Friday, November 16, 2012

I love an old cemetery

On my way to work this morning, which now involves a 20 minute walk to the 2 train because there seems to be an awful lot of "police activity at Barclay Center" that delays the B train in the mornings (why is there police activity at 8:30 AM? Is "police activity" maybe a euphemism for "we messed up when we built the Barclay Center, and it's really fucking up traffic?) I decided to duck into the cemetery on Church Avenue near Flatbush. I'm pretty sure this is the church of Church Avenue; here's a bit of history of the area. A gorgeous little stone deal, with an old cemetery with stones dating back to the 1700s. I grew up in a town with an old cemetery in the center—I (and many kids who grew up in Harvard) walked through it most every day when we were young, taking the footpath from the school to the General Store, or to sit on The Wall.
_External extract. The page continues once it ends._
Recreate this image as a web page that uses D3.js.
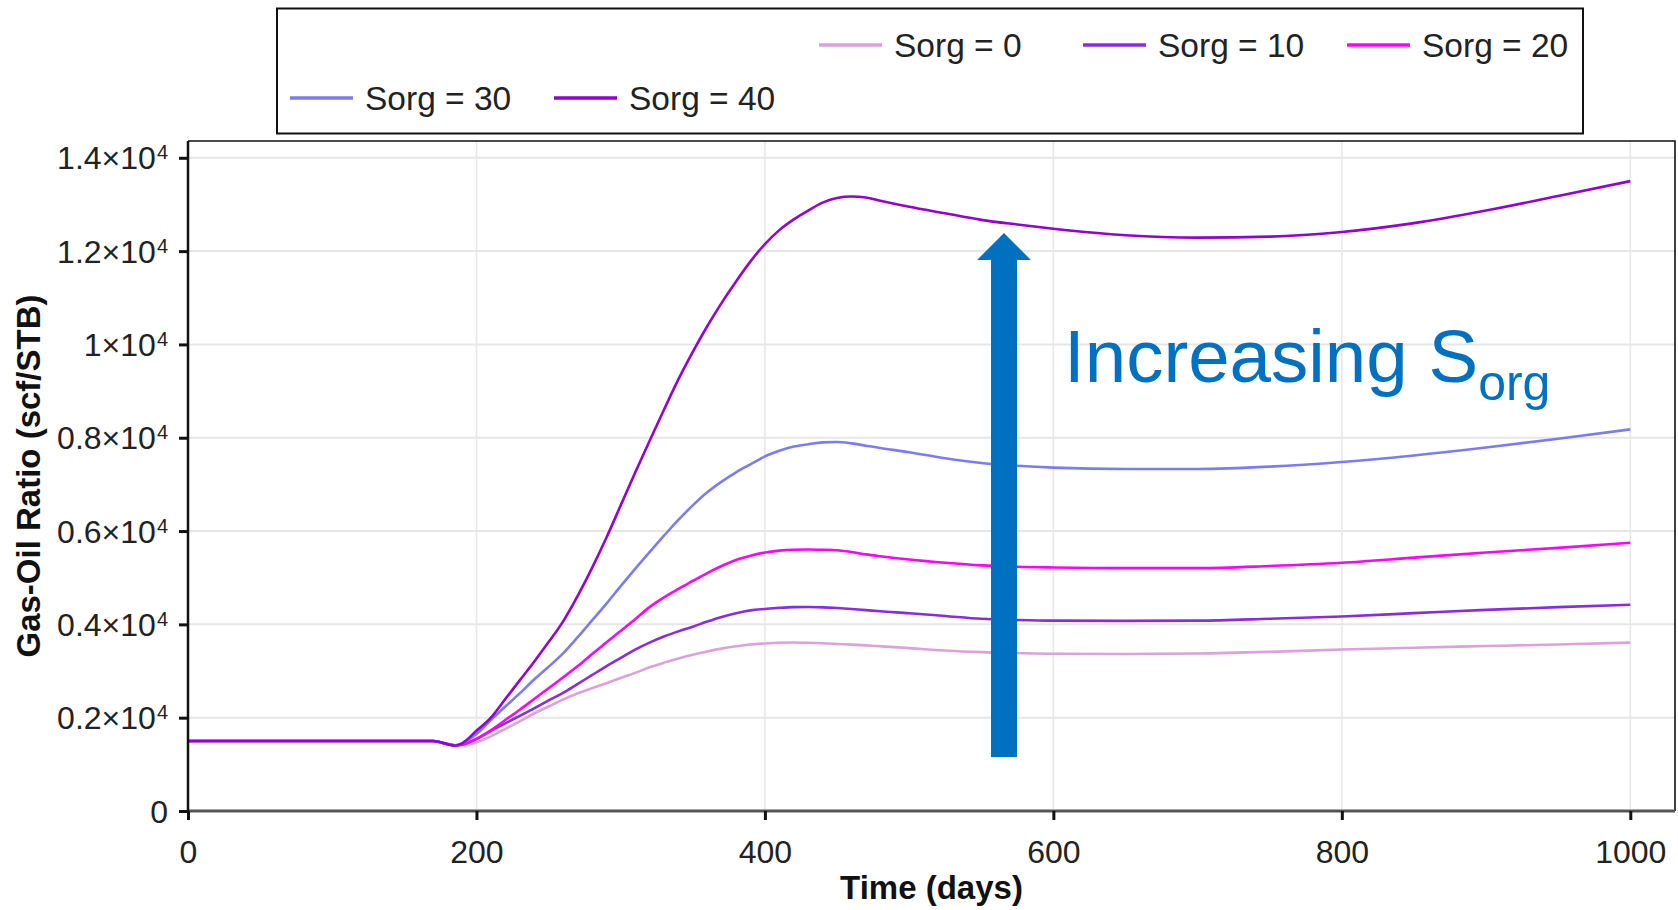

So I was on my way to work, and it was brisk but sunny out, and I had left on time, and I was going to the reliable train, so when I got to the cemetery, I decided to duck in for a while, and try to imagine what it might have been like when this part of Brooklyn wasn't full of honking cars and vast stores with questionable goods (about which I heard the following comment a couple blocks before I got to the cemetery: "This store is so bootleg.")

And it was lovely. And a reminder of the preciousness of this life, which we all depart on a certain date, and if we are lucky and have lived well, we have people who care enough to mark that, with a stone or just in their hearts.